Friday, May 7, 2010

The Cook County Property Tax Problem

This had (and perhaps still has) the potential of making the Cook County sales tax fiasco look like a mere hiccup.

The Cook County Board had voted, with full support from my incumbent opponent, to institute a "10-25" property tax plan that appeared to be a tax reform, but was actually setting up Cook County taxpayers for a huge property tax increase this year.

10 and 25 were to be the new property tax percentages, 10% for private homes, 25% for businesses, that the measure was to be implemented this year. But it also changed how property values were calculated. Given the powerful recession that began in late 2008 and the historic drop in home values, the best current understanding of how the 10-25 plan would impact the average homeowner's property tax is that it would probably now mean significant increases in how much homeowners were paying.

Homeowners in our area were in place for as much as a 40-50% increase on their property taxes. Experts have been putting out the alarm calls for weeks about it. For example, if you were currently paying $6,000 annually in property taxes, you could expect a bill right around election time this fall for possibly $9,000 instead.

Property tax calculations are an incredibly complicated thing to understand for those of us who are really trying to, much less for the average resident who does not have time to.
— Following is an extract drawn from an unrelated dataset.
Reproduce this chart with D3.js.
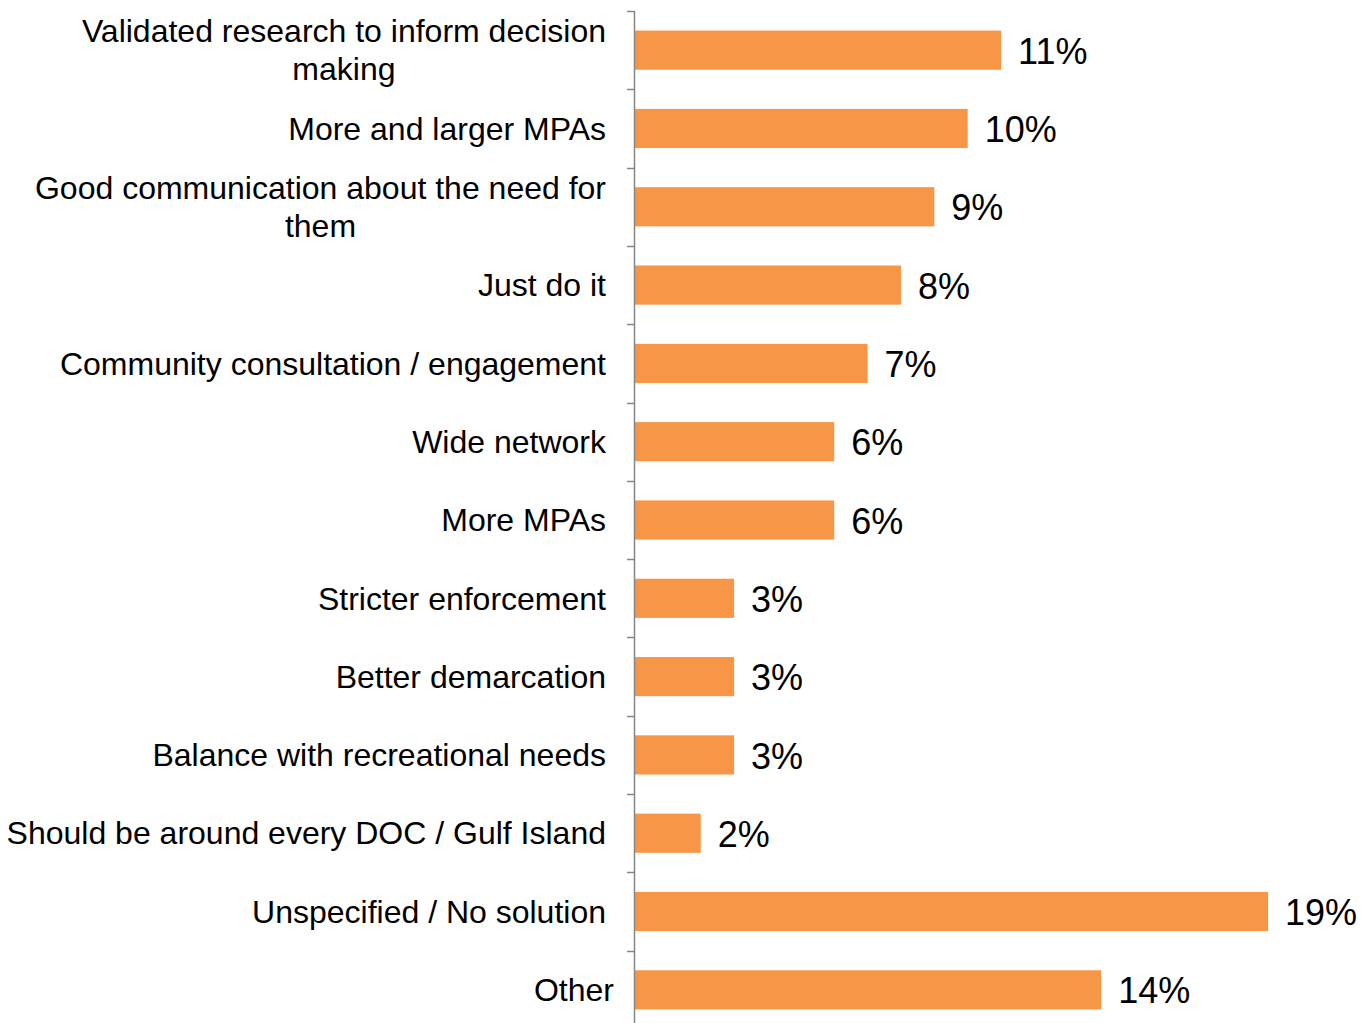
<!DOCTYPE html>
<html>
<head>
<meta charset="utf-8">
<script src="https://cdn.jsdelivr.net/npm/d3@7"></script>
<style>
  body { margin: 0; background: #fff; }
  svg { display: block; font-family: Arial, "Liberation Sans", sans-serif; }
</style>
</head>
<body>
<svg id="chart" width="1363" height="1023"></svg>
<script>
// categories (top to bottom), wrapped lines split by "|"
var categories = [
    "Validated research to inform decision|making",
    "More and larger MPAs",
    "Good communication about the need for|them",
    "Just do it",
    "Community consultation / engagement",
    "Wide network",
    "More MPAs",
    "Stricter enforcement",
    "Better demarcation",
    "Balance with recreational needs",
    "Should be around every DOC / Gulf Island",
    "Unspecified / No solution",
    "Other"
];
var values = [11, 10, 9, 8, 7, 6, 6, 3, 3, 3, 2, 19, 14];

function draw() {
    var svg = d3.select("#chart");

    var axisX = 634, plotTop = 11, plotBottom = 1029;

    var x = d3.scaleLinear()
        .domain([0, 19])
        .range([axisX, 1268]);

    var y = d3.scaleBand()
        .domain(categories)
        .range([plotTop, plotBottom])
        .paddingInner(0.5)
        .paddingOuter(0.25);

    var step = y.step();

    // bars
    svg.selectAll("rect.bar")
        .data(categories)
        .enter()
        .append("rect")
        .attr("class", "bar")
        .attr("x", x(0) + 1)
        .attr("y", function(d) { return y(d); })
        .attr("width", function(d, i) { return x(values[i]) - x(0) - 1; })
        .attr("height", y.bandwidth())
        .style("fill", "#F79646");

    // axis line + ticks at band boundaries
    svg.append("line")
        .attr("x1", axisX + 0.5).attr("x2", axisX + 0.5)
        .attr("y1", plotTop).attr("y2", plotBottom)
        .attr("stroke", "#868686").attr("stroke-width", 1.5);

    var bounds = categories.map(function(d) { return y(d) - step * 0.25; });
    bounds.push(plotBottom);
    svg.selectAll("line.tick")
        .data(bounds)
        .enter()
        .append("line")
        .attr("class", "tick")
        .attr("x1", axisX - 7).attr("x2", axisX + 0.5)
        .attr("y1", function(d) { return Math.round(d) + 0.5; })
        .attr("y2", function(d) { return Math.round(d) + 0.5; })
        .attr("stroke", "#868686").attr("stroke-width", 1.5);

    // category labels
    var labelRight = 606, lineH = 38;
    categories.forEach(function(cat) {
        var lines = cat.split("|");
        var cy = y(cat) + y.bandwidth() / 2;
        var right = cat === "Other" ? labelRight + 8 : labelRight;
        var g = svg.append("g");
        var texts = lines.map(function(line, j) {
            return g.append("text")
                .attr("y", cy + (j - (lines.length - 1) / 2) * lineH)
                .attr("dy", "0.35em")
                .style("font-size", "32px")
                .style("fill", "#000")
                .text(line);
        });
        var maxW = d3.max(texts, function(t) { return t.node().getComputedTextLength(); });
        texts.forEach(function(t) {
            t.attr("x", right - maxW / 2).attr("text-anchor", "middle");
        });
    });

    // value labels
    svg.selectAll("text.value")
        .data(categories)
        .enter()
        .append("text")
        .attr("class", "value")
        .attr("x", function(d, i) { return x(values[i]) + 17; })
        .attr("y", function(d) { return y(d) + y.bandwidth() / 2 + 1; })
        .attr("dy", "0.35em")
        .style("font-size", "36px")
        .style("fill", "#000")
        .text(function(d, i) { return values[i] + "%"; });
}

draw();
</script>
</body>
</html>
You can read an editorial comment on the complicated nature of this problem at
www.chicagotribune.com/news/opinion/ct-oped-0510-mccarron-20100510,0,7438882.story

Commissioner Goslin, my opponent, supposedly an expert in property issues as a professional real estate developer, along with the current Cook County Board, voted for this plan. Those who voted for it have all sat mum on the subject since news of the impending crisis broke.
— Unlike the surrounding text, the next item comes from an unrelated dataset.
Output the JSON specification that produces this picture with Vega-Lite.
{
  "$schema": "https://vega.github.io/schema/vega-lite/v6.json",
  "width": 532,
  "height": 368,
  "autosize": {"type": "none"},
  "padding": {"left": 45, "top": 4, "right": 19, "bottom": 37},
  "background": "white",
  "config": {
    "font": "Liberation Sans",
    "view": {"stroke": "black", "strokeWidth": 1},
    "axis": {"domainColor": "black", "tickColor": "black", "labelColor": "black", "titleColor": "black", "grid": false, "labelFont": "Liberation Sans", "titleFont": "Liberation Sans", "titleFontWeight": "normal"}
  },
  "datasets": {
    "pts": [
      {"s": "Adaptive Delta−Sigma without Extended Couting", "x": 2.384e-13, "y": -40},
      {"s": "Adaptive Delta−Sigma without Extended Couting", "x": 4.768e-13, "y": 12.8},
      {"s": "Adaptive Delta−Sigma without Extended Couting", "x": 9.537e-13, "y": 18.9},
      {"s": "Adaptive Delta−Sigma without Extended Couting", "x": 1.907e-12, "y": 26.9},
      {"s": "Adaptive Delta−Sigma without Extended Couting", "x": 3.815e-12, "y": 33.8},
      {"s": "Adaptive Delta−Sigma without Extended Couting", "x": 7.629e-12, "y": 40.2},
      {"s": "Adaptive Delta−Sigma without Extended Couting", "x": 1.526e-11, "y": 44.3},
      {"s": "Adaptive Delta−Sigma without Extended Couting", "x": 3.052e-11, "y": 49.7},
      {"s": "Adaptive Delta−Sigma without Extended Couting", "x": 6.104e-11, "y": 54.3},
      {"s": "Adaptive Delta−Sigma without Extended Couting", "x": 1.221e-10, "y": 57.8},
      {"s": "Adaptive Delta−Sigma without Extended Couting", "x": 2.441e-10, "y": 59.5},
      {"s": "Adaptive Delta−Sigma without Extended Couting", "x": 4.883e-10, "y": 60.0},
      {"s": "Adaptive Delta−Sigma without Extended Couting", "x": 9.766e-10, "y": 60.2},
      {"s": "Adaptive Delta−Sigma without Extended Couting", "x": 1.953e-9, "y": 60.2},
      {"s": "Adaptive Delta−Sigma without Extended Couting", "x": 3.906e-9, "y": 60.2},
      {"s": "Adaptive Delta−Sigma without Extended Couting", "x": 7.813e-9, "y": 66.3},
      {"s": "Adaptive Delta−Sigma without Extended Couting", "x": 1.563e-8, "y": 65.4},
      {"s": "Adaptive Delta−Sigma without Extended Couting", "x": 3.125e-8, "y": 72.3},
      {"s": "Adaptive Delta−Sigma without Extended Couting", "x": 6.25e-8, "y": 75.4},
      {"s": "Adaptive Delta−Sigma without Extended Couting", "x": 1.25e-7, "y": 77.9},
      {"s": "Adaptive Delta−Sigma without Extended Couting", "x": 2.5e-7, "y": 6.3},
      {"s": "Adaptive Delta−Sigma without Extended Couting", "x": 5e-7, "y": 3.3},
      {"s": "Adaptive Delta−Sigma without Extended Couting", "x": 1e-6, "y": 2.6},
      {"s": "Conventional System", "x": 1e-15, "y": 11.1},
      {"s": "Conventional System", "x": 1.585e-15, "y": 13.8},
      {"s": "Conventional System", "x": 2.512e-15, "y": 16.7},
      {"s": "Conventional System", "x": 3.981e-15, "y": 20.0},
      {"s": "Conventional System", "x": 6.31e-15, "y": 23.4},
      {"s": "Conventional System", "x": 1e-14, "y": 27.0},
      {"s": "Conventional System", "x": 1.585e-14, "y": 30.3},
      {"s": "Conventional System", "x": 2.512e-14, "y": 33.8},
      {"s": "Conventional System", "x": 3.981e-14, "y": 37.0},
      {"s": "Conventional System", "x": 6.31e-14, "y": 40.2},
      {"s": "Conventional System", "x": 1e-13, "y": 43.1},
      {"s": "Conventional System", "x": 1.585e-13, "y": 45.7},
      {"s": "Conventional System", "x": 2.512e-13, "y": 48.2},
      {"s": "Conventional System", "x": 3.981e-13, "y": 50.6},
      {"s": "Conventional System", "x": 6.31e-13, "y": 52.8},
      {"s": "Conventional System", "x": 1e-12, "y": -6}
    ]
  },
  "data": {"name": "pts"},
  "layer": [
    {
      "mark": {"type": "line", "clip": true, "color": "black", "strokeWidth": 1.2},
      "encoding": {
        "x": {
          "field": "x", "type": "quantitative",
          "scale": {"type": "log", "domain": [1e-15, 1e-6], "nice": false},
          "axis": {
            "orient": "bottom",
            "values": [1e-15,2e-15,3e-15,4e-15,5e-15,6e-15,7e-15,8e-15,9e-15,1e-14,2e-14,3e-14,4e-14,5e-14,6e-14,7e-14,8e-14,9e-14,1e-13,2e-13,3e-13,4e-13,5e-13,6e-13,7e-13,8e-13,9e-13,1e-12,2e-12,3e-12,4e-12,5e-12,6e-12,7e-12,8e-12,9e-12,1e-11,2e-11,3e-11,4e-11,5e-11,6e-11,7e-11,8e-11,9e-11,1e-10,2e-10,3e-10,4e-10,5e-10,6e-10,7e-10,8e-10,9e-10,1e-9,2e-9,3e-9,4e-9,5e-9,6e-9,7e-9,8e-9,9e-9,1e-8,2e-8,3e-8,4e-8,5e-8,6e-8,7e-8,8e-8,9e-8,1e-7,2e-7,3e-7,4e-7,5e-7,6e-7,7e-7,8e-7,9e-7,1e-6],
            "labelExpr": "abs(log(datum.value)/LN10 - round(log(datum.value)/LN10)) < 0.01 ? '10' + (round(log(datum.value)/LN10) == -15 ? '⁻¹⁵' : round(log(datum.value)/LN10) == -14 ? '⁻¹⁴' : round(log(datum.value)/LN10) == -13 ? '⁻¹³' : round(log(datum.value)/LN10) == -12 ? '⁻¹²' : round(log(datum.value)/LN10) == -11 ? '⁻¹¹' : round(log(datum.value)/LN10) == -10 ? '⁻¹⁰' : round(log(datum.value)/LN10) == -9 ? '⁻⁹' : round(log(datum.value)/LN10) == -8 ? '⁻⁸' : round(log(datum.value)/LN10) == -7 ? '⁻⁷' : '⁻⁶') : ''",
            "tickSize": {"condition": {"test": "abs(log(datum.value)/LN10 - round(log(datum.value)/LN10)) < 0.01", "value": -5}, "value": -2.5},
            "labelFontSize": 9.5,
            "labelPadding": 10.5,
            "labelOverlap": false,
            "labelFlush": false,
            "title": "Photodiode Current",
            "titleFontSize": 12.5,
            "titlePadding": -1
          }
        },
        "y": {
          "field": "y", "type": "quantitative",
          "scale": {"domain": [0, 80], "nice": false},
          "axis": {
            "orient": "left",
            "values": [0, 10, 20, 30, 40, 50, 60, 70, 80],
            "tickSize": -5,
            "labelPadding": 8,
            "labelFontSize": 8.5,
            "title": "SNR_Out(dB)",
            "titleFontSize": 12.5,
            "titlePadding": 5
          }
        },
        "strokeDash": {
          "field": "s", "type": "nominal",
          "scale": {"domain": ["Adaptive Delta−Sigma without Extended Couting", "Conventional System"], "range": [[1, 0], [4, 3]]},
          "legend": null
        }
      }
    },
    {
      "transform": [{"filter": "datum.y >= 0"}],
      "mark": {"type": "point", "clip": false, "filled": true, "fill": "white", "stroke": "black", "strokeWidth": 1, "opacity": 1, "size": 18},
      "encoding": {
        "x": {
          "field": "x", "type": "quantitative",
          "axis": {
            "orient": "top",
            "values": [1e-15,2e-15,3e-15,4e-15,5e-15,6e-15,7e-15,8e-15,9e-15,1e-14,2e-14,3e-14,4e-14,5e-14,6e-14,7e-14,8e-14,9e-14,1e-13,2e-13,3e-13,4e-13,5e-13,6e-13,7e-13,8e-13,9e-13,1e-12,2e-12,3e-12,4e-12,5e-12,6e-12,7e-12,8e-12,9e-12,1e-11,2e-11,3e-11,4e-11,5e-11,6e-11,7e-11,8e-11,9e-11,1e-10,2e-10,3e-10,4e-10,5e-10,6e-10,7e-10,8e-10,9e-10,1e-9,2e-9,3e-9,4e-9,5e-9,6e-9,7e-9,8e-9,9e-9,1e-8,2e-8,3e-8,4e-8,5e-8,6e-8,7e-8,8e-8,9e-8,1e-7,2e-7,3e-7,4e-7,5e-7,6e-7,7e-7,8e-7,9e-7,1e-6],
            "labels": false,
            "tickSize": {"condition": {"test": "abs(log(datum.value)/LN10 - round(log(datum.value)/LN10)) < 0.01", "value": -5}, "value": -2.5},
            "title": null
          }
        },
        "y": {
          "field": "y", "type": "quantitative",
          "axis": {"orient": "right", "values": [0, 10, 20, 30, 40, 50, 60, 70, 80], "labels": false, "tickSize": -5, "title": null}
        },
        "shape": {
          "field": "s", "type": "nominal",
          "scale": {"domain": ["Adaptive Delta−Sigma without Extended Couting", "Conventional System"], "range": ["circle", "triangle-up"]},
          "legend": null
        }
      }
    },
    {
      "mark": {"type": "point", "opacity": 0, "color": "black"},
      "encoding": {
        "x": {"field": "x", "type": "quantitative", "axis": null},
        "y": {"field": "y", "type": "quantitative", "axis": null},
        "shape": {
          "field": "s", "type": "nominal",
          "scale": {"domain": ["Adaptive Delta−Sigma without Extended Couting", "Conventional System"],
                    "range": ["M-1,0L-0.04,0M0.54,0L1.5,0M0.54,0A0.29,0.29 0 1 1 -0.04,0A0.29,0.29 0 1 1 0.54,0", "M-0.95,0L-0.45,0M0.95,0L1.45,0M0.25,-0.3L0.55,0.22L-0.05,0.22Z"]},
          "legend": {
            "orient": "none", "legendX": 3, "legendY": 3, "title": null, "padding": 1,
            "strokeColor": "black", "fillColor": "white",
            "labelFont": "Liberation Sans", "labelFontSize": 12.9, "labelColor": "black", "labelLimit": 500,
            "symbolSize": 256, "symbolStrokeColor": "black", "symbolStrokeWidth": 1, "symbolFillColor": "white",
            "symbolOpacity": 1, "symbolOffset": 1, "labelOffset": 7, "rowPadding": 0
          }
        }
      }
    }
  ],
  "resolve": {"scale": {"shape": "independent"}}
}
Worst of all, with elections only months away, they were reluctant to call attention to their mistake and take steps to correct it.
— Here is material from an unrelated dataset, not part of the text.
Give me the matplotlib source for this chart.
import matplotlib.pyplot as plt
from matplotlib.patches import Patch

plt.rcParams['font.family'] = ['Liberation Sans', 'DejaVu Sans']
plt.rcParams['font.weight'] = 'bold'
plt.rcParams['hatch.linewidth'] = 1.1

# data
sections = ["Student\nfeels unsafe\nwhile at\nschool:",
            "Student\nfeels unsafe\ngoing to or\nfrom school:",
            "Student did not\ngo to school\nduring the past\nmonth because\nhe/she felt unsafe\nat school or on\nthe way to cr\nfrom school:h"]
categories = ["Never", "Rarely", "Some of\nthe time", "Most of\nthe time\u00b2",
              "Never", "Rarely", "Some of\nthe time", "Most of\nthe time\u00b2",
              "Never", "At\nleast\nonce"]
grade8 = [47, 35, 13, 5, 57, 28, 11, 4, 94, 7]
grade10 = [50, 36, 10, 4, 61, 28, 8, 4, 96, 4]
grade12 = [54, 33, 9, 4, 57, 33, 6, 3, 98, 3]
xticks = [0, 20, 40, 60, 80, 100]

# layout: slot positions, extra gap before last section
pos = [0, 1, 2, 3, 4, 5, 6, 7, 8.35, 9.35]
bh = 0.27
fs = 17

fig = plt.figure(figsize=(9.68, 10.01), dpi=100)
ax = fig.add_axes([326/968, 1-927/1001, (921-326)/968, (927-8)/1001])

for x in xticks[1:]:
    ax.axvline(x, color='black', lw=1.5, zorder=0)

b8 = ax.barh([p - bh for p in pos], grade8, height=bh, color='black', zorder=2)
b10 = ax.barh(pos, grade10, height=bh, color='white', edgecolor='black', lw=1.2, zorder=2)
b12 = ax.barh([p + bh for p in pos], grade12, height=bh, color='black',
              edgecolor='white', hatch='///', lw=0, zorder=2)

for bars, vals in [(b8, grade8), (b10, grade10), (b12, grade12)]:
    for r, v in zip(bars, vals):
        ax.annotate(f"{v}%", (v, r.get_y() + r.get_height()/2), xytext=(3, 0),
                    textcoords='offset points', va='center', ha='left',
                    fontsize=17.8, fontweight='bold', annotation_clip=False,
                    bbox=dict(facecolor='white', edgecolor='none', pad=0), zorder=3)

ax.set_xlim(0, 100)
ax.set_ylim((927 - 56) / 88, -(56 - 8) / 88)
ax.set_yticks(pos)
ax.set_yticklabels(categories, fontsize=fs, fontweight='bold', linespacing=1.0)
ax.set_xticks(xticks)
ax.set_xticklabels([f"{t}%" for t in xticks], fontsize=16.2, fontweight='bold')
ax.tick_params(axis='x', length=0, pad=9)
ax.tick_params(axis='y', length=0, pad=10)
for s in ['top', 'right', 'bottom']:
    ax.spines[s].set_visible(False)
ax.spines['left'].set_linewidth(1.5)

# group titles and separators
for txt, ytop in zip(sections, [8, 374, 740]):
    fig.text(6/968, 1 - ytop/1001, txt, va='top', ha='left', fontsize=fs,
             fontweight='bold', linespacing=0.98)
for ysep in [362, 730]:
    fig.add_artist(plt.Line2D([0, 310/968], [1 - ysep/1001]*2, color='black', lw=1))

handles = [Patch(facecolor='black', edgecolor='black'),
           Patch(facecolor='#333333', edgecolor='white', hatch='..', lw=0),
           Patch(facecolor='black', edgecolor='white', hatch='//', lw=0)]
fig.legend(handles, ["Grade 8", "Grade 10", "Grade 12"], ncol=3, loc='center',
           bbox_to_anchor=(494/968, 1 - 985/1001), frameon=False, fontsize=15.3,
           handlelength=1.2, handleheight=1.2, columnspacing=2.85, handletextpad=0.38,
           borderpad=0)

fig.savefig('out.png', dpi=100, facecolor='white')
How could this have happened?

Read the first-hand description of the process (or lack thereof) that led to this quick vote to approve "10-25" in the Chicago Tribune:
www.chicagotribune.com/news/opinion/ct-oped-0429-property-20100429,0,7472277.story

What is clear, in hindsight, is that the Cook County Commissioners rubber-stamped something without sitting down and thinking through all the possible outcomes of their actions.

They leaped before they looked.

They did not calculate what the 10-25 proposal would mean if housing values dropped. They did not run all the possible worst-case scenarios. They did not wait for the expert committee investigating 10-25 to put out its final report. They ratified it without fully examining all possible outcomes.

In a press release that I sent out days ago, I was the first candidate for the Cook County Board to call on the state legislature to ratify a remedy for this property tax disaster that was being proposed by state Senator Dan Kotowski, Governor Pat Quinn, and others.

The press release can be viewed at my website http://www.jenniferbishopjenkins.com/

The good news for all of us who pay property taxes in Cook County is that the Illinois General Assembly actually did address this crisis in its very last day before they ended the session, and they passed the property tax cap reform legislation that at least for now puts a band-aid on the crisis. Calculations have not yet been made as to exactly what the numbers will look like with this rescue.

But considering the General Assembly's sometimes inability for the last several years to fix some of the state's biggest problems and its unwillingness to address the state's own budget crisis, their last-minute attention to the pending crisis facing Cook County property taxpayers is certainly noteworthy. In fact, it proves exactly what a political disaster was looming for officials who approved the 10-25 plan with election day less than six months away, that the legislature was so concerned to rescue them along with Cook County property owners.

A few years ago, I retired from a 25-year career in education, the last few years of which I was a high school administrator. I gleaned a key piece of wisdom from those years. When facing deliberations and decisions over a significant issue, I found that our process was always to ask these questions:

What is the worst possible scenario in this situation? What is the likely outcome? What information do we need before we decide?

We would not make a decision until we had the answers to those questions and had obtained all the requisite detailed information.

I will bring that same attention to detail and to decision-making processes on the Cook County Board if the residents of the 14th District are good enough to send me there on November 2. I will not rubber-stamp something just because everyone else is pushing for it, and I will not approve something without knowing the worst-case scenarios and likely outcomes.

Finally, when I join the Cook County Board, I will convene a comprehensive examination of the tax structures in Cook County, particularly property taxes -- a bizarrely complex and unfathomable system crying out for reform from leaders committed to seeing it through -- that directly affects our quality of life.

I am told that this legislative "band-aid," which still leaves a smaller property tax increase in place, only lasts for three years. It keeps the homeowners carrying a bit less of the burden, but temporarily. Some experts tell me that the long-term solution is getting the individual valuations of each of the homes down accurately for property tax assessments. When the market crash that began in 2008 took down the value of so many homes, we should have immediately seen the taxes drop too.

Nonetheless, the hard work of comprehensive tax reform in Illinois must begin immediately.